Please transcribe the listing below in full and word for word, without its pictures.
** start of Available data **
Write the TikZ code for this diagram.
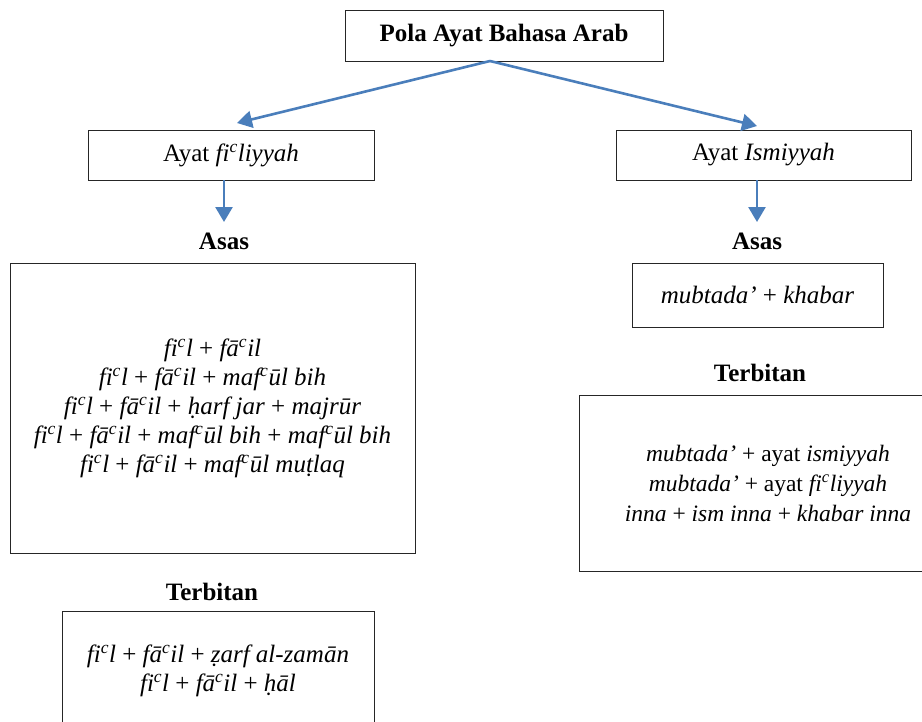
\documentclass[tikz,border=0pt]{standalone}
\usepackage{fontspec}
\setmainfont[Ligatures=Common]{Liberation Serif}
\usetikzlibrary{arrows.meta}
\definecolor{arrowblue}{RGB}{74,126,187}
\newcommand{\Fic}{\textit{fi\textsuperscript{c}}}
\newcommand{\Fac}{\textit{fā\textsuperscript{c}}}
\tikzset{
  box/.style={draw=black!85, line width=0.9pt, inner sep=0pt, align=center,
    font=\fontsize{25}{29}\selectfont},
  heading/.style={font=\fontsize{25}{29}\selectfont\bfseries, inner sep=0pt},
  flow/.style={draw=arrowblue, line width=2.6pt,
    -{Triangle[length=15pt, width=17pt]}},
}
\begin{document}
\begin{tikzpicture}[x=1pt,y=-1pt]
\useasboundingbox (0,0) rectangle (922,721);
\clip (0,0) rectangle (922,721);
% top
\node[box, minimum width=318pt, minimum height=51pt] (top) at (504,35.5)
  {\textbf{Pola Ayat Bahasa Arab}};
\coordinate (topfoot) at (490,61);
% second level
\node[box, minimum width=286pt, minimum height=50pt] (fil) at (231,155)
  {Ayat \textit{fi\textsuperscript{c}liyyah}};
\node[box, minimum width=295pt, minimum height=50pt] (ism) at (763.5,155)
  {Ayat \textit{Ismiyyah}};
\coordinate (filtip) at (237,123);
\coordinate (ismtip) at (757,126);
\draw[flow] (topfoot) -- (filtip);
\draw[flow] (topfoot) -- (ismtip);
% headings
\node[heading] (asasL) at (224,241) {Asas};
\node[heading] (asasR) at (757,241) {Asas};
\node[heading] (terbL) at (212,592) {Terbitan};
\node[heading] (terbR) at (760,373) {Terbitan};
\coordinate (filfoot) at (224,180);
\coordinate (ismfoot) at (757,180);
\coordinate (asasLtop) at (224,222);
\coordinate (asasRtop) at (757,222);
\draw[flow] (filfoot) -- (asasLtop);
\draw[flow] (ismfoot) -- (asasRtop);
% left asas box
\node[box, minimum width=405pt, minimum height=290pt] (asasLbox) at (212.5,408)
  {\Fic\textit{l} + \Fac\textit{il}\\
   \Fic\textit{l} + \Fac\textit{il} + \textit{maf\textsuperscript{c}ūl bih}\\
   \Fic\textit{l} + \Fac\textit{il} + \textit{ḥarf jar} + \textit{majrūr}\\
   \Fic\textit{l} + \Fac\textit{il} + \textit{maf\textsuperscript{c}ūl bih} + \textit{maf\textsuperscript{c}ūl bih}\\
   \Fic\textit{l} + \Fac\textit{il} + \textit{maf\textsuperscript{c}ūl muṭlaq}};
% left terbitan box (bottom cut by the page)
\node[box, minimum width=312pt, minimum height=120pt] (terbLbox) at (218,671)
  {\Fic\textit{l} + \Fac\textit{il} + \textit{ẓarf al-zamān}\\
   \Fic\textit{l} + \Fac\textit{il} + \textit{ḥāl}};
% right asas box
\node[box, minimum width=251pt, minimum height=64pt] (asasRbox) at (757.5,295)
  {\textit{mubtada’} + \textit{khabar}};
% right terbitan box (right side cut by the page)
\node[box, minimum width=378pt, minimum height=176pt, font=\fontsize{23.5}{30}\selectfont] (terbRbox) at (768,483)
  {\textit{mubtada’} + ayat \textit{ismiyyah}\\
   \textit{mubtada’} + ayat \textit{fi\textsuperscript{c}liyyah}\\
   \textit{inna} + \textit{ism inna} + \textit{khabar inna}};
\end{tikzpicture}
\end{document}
** end of Available data **
Task result:
Write the TikZ code for this diagram.
\documentclass[tikz,border=0pt]{standalone}
\usepackage{fontspec}
\setmainfont[Ligatures=Common]{Liberation Serif}
\usetikzlibrary{arrows.meta}
\definecolor{arrowblue}{RGB}{74,126,187}
\newcommand{\Fic}{\textit{fi\textsuperscript{c}}}
\newcommand{\Fac}{\textit{fā\textsuperscript{c}}}
\tikzset{
  box/.style={draw=black!85, line width=0.9pt, inner sep=0pt, align=center,
    font=\fontsize{25}{29}\selectfont},
  heading/.style={font=\fontsize{25}{29}\selectfont\bfseries, inner sep=0pt},
  flow/.style={draw=arrowblue, line width=2.6pt,
    -{Triangle[length=15pt, width=17pt]}},
}
\begin{document}
\begin{tikzpicture}[x=1pt,y=-1pt]
\useasboundingbox (0,0) rectangle (922,721);
\clip (0,0) rectangle (922,721);
% top
\node[box, minimum width=318pt, minimum height=51pt] (top) at (504,35.5)
  {\textbf{Pola Ayat Bahasa Arab}};
\coordinate (topfoot) at (490,61);
% second level
\node[box, minimum width=286pt, minimum height=50pt] (fil) at (231,155)
  {Ayat \textit{fi\textsuperscript{c}liyyah}};
\node[box, minimum width=295pt, minimum height=50pt] (ism) at (763.5,155)
  {Ayat \textit{Ismiyyah}};
\coordinate (filtip) at (237,123);
\coordinate (ismtip) at (757,126);
\draw[flow] (topfoot) -- (filtip);
\draw[flow] (topfoot) -- (ismtip);
% headings
\node[heading] (asasL) at (224,241) {Asas};
\node[heading] (asasR) at (757,241) {Asas};
\node[heading] (terbL) at (212,592) {Terbitan};
\node[heading] (terbR) at (760,373) {Terbitan};
\coordinate (filfoot) at (224,180);
\coordinate (ismfoot) at (757,180);
\coordinate (asasLtop) at (224,222);
\coordinate (asasRtop) at (757,222);
\draw[flow] (filfoot) -- (asasLtop);
\draw[flow] (ismfoot) -- (asasRtop);
% left asas box
\node[box, minimum width=405pt, minimum height=290pt] (asasLbox) at (212.5,408)
  {\Fic\textit{l} + \Fac\textit{il}\\
   \Fic\textit{l} + \Fac\textit{il} + \textit{maf\textsuperscript{c}ūl bih}\\
   \Fic\textit{l} + \Fac\textit{il} + \textit{ḥarf jar} + \textit{majrūr}\\
   \Fic\textit{l} + \Fac\textit{il} + \textit{maf\textsuperscript{c}ūl bih} + \textit{maf\textsuperscript{c}ūl bih}\\
   \Fic\textit{l} + \Fac\textit{il} + \textit{maf\textsuperscript{c}ūl muṭlaq}};
% left terbitan box (bottom cut by the page)
\node[box, minimum width=312pt, minimum height=120pt] (terbLbox) at (218,671)
  {\Fic\textit{l} + \Fac\textit{il} + \textit{ẓarf al-zamān}\\
   \Fic\textit{l} + \Fac\textit{il} + \textit{ḥāl}};
% right asas box
\node[box, minimum width=251pt, minimum height=64pt] (asasRbox) at (757.5,295)
  {\textit{mubtada’} + \textit{khabar}};
% right terbitan box (right side cut by the page)
\node[box, minimum width=378pt, minimum height=176pt, font=\fontsize{23.5}{30}\selectfont] (terbRbox) at (768,483)
  {\textit{mubtada’} + ayat \textit{ismiyyah}\\
   \textit{mubtada’} + ayat \textit{fi\textsuperscript{c}liyyah}\\
   \textit{inna} + \textit{ism inna} + \textit{khabar inna}};
\end{tikzpicture}
\end{document}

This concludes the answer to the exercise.